Rynek biometanu w Polsce może stanowić wsparcie w transformacji energetycznej przede wszystkim polskiego gazownictwa. Obowiązująca dyrektywa budynkowa traktuje gaz ziemny jak paliwo kopalne, a więc domieszkowanie gazu ziemnego biometanem może wesprzeć ową transformację. w tej chwili gaz ziemny ma współczynnik nakładu nieodnawialnej energii pierwotnej na poziomie 1,1, podczas gdy biometan 0,5. Branża gazownicza nie będzie mogła rozwijać się bez biometanu. Tylko mieszanie biometanu z gazem ziemnym może obniżyć współczynnik do poziomu poniżej 1, co pozwoli na dalsze przyłączanie obiorców do sieci gazowej. W tym kontekście struktura skumulowana w postaci hubów biometanowych o wydajności 5-10 MW, położonych w bliskiej odległości od sieci gazowej przesyłowej, może w znaczący sposób wesprzeć proces transformacji.
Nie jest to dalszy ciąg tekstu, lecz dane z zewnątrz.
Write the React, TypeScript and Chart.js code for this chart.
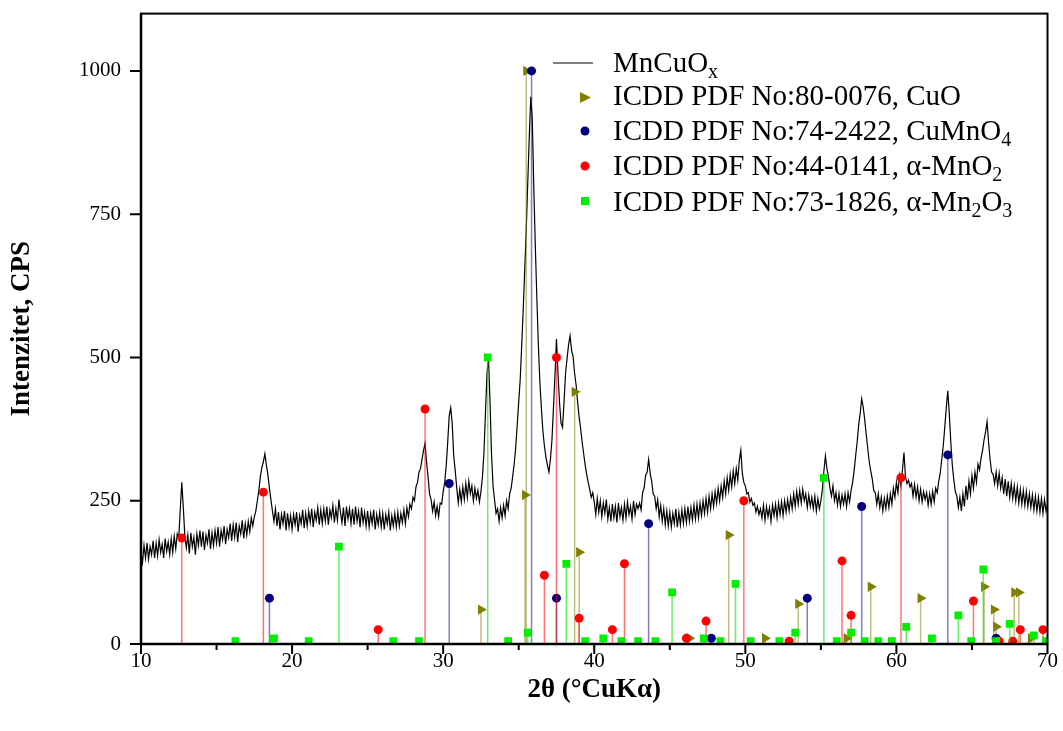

Innym zagadnieniem jest sieć gazowa dystrybucyjna, która charakteryzuje się mniejszą chłonnością. W wydanych przez spółki dystrybucyjne warunkach przyłączenia dominują moce biometanowni od 1,5 do 2,5 MW i mają charakter lokalny. Specyfika sieci dystrybucyjnej powoduje, iż w gaz odnawialny będą zaopatrywani lokalni odbiorcy, w tym przedsiębiorcy i lokalne zakłady produkcyjne, dla których biometan może być przepustką do konkurowania na rynku europejskim.

Należy również wspomnieć o paliwach transportowych takich jak bioCNG, bioLNG, których produkcja ze względu na wysokie nakłady inwestycyjne powinna rozwijać się w sposób skumulowany – tworząc huby biometanowe, do których biogaz/biometan mogłyby być transportowane z pobliskich biogazowni.